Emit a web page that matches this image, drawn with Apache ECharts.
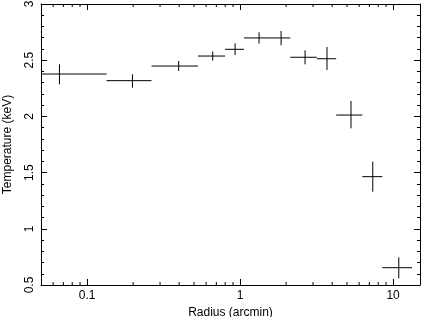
<!DOCTYPE html>
<html><head><meta charset="utf-8">
<script src="https://cdn.jsdelivr.net/npm/echarts@6/dist/echarts.min.js"></script>
<style>html,body{margin:0;padding:0;background:#fff}#c{width:421px;height:317px}</style>
</head><body><div id="c"></div>
<script>
// Data: radius bins (arcmin) and temperatures (keV)
const rCenter = [0.066, 0.198, 0.397, 0.663, 0.928, 1.331, 1.854, 2.66, 3.70, 5.31, 7.37, 10.9];
const rLow    = [0.001, 0.134, 0.264, 0.531, 0.798, 1.062, 1.577, 2.13, 3.17, 4.25, 6.30, 8.51];
const rHigh   = [0.134, 0.264, 0.531, 0.798, 1.062, 1.577, 2.13, 3.17, 4.25, 6.30, 8.51, 13.3];
const temp    = [2.377, 2.318, 2.448, 2.537, 2.597, 2.698, 2.698, 2.526, 2.513, 2.012, 1.464, 0.654];
const tLow    = [2.285, 2.255, 2.404, 2.497, 2.546, 2.647, 2.632, 2.463, 2.413, 1.894, 1.330, 0.560];
const tHigh   = [2.463, 2.375, 2.493, 2.577, 2.650, 2.748, 2.760, 2.588, 2.617, 2.137, 1.597, 0.746];
const xMinorTicks = [0.06,0.07,0.08,0.09,0.2,0.3,0.4,0.5,0.6,0.7,0.8,0.9,2,3,4,5,6,7,8,9];

const FONT = 'Liberation Sans';
const chart = echarts.init(document.getElementById('c'));
const axisLine = {show:true, lineStyle:{color:'#000', width:1}};
const xBase = {
  type:'log', logBase:10, min:0.05, max:15,
  axisLine: axisLine,
  axisTick:{show:true, inside:true, length:6, lineStyle:{color:'#000'}},
  splitLine:{show:false}, minorTick:{show:false}
};
const yBase = {
  type:'value', min:0.5, max:3, interval:0.5,
  axisLine: axisLine,
  axisTick:{show:true, inside:true, length:6, lineStyle:{color:'#000'}},
  minorTick:{show:true, splitNumber:5, length:3, lineStyle:{color:'#000'}},
  splitLine:{show:false}, minorSplitLine:{show:false}
};
const data = rCenter.map((r,i)=>[r, temp[i], rLow[i], rHigh[i], tLow[i], tHigh[i]]);
const lineStyle = {stroke:'#000', lineWidth:1};

chart.setOption({
  animation:false,
  grid:{left:41, top:4, right:1, bottom:32, containLabel:false, outerBoundsMode:'none'},
  xAxis:[
    Object.assign({}, xBase, {position:'bottom', name:'Radius (arcmin)', nameLocation:'middle', nameGap:17,
      nameTextStyle:{fontFamily:FONT, fontSize:12, color:'#000'},
      axisLabel:{show:true, showMinLabel:false, showMaxLabel:false, margin:5, fontFamily:FONT, fontSize:12, color:'#000',
        formatter:v=>String(v)}}),
    Object.assign({}, xBase, {position:'top', axisLabel:{show:false}})
  ],
  yAxis:[
    Object.assign({}, yBase, {position:'left', name:'Temperature (keV)', nameLocation:'middle', nameGap:27, nameRotate:90,
      nameTextStyle:{fontFamily:FONT, fontSize:12, color:'#000'},
      axisLabel:{show:true, rotate:90, margin:5, fontFamily:FONT, fontSize:12, color:'#000', align:'center', verticalAlign:'bottom'}}),
    Object.assign({}, yBase, {position:'right', axisLabel:{show:false}})
  ],
  series:[
    {
      type:'custom', xAxisIndex:0, yAxisIndex:0, clip:true, data:data,
      renderItem:(params, api)=>{
        const x = api.value(0), y = api.value(1);
        const pL = api.coord([api.value(2), y]);
        const pR = api.coord([api.value(3), y]);
        const pB = api.coord([x, api.value(4)]);
        const pT = api.coord([x, api.value(5)]);
        return {type:'group', children:[
          {type:'line', shape:{x1:pL[0], y1:pL[1], x2:pR[0], y2:pR[1]}, style:lineStyle},
          {type:'line', shape:{x1:pB[0], y1:pB[1], x2:pT[0], y2:pT[1]}, style:lineStyle}
        ]};
      }
    },
    {
      type:'custom', xAxisIndex:0, yAxisIndex:0, silent:true,
      data: xMinorTicks.map(v=>[v]),
      renderItem:(params, api)=>{
        const b = api.coord([api.value(0), 0.5]);
        const t = api.coord([api.value(0), 3]);
        return {type:'group', children:[
          {type:'line', shape:{x1:b[0], y1:b[1], x2:b[0], y2:b[1]-3}, style:lineStyle},
          {type:'line', shape:{x1:t[0], y1:t[1], x2:t[0], y2:t[1]+3}, style:lineStyle}
        ]};
      }
    }
  ]
});
</script></body></html>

++++++

■ Description of the task ■
Quote the full listing above word for word; exclude every picture from the copy.

■ Solution ■
Emit a web page that matches this image, drawn with Apache ECharts.
<!DOCTYPE html>
<html><head><meta charset="utf-8">
<script src="https://cdn.jsdelivr.net/npm/echarts@6/dist/echarts.min.js"></script>
<style>html,body{margin:0;padding:0;background:#fff}#c{width:421px;height:317px}</style>
</head><body><div id="c"></div>
<script>
// Data: radius bins (arcmin) and temperatures (keV)
const rCenter = [0.066, 0.198, 0.397, 0.663, 0.928, 1.331, 1.854, 2.66, 3.70, 5.31, 7.37, 10.9];
const rLow    = [0.001, 0.134, 0.264, 0.531, 0.798, 1.062, 1.577, 2.13, 3.17, 4.25, 6.30, 8.51];
const rHigh   = [0.134, 0.264, 0.531, 0.798, 1.062, 1.577, 2.13, 3.17, 4.25, 6.30, 8.51, 13.3];
const temp    = [2.377, 2.318, 2.448, 2.537, 2.597, 2.698, 2.698, 2.526, 2.513, 2.012, 1.464, 0.654];
const tLow    = [2.285, 2.255, 2.404, 2.497, 2.546, 2.647, 2.632, 2.463, 2.413, 1.894, 1.330, 0.560];
const tHigh   = [2.463, 2.375, 2.493, 2.577, 2.650, 2.748, 2.760, 2.588, 2.617, 2.137, 1.597, 0.746];
const xMinorTicks = [0.06,0.07,0.08,0.09,0.2,0.3,0.4,0.5,0.6,0.7,0.8,0.9,2,3,4,5,6,7,8,9];

const FONT = 'Liberation Sans';
const chart = echarts.init(document.getElementById('c'));
const axisLine = {show:true, lineStyle:{color:'#000', width:1}};
const xBase = {
  type:'log', logBase:10, min:0.05, max:15,
  axisLine: axisLine,
  axisTick:{show:true, inside:true, length:6, lineStyle:{color:'#000'}},
  splitLine:{show:false}, minorTick:{show:false}
};
const yBase = {
  type:'value', min:0.5, max:3, interval:0.5,
  axisLine: axisLine,
  axisTick:{show:true, inside:true, length:6, lineStyle:{color:'#000'}},
  minorTick:{show:true, splitNumber:5, length:3, lineStyle:{color:'#000'}},
  splitLine:{show:false}, minorSplitLine:{show:false}
};
const data = rCenter.map((r,i)=>[r, temp[i], rLow[i], rHigh[i], tLow[i], tHigh[i]]);
const lineStyle = {stroke:'#000', lineWidth:1};

chart.setOption({
  animation:false,
  grid:{left:41, top:4, right:1, bottom:32, containLabel:false, outerBoundsMode:'none'},
  xAxis:[
    Object.assign({}, xBase, {position:'bottom', name:'Radius (arcmin)', nameLocation:'middle', nameGap:17,
      nameTextStyle:{fontFamily:FONT, fontSize:12, color:'#000'},
      axisLabel:{show:true, showMinLabel:false, showMaxLabel:false, margin:5, fontFamily:FONT, fontSize:12, color:'#000',
        formatter:v=>String(v)}}),
    Object.assign({}, xBase, {position:'top', axisLabel:{show:false}})
  ],
  yAxis:[
    Object.assign({}, yBase, {position:'left', name:'Temperature (keV)', nameLocation:'middle', nameGap:27, nameRotate:90,
      nameTextStyle:{fontFamily:FONT, fontSize:12, color:'#000'},
      axisLabel:{show:true, rotate:90, margin:5, fontFamily:FONT, fontSize:12, color:'#000', align:'center', verticalAlign:'bottom'}}),
    Object.assign({}, yBase, {position:'right', axisLabel:{show:false}})
  ],
  series:[
    {
      type:'custom', xAxisIndex:0, yAxisIndex:0, clip:true, data:data,
      renderItem:(params, api)=>{
        const x = api.value(0), y = api.value(1);
        const pL = api.coord([api.value(2), y]);
        const pR = api.coord([api.value(3), y]);
        const pB = api.coord([x, api.value(4)]);
        const pT = api.coord([x, api.value(5)]);
        return {type:'group', children:[
          {type:'line', shape:{x1:pL[0], y1:pL[1], x2:pR[0], y2:pR[1]}, style:lineStyle},
          {type:'line', shape:{x1:pB[0], y1:pB[1], x2:pT[0], y2:pT[1]}, style:lineStyle}
        ]};
      }
    },
    {
      type:'custom', xAxisIndex:0, yAxisIndex:0, silent:true,
      data: xMinorTicks.map(v=>[v]),
      renderItem:(params, api)=>{
        const b = api.coord([api.value(0), 0.5]);
        const t = api.coord([api.value(0), 3]);
        return {type:'group', children:[
          {type:'line', shape:{x1:b[0], y1:b[1], x2:b[0], y2:b[1]-3}, style:lineStyle},
          {type:'line', shape:{x1:t[0], y1:t[1], x2:t[0], y2:t[1]+3}, style:lineStyle}
        ]};
      }
    }
  ]
});
</script></body></html>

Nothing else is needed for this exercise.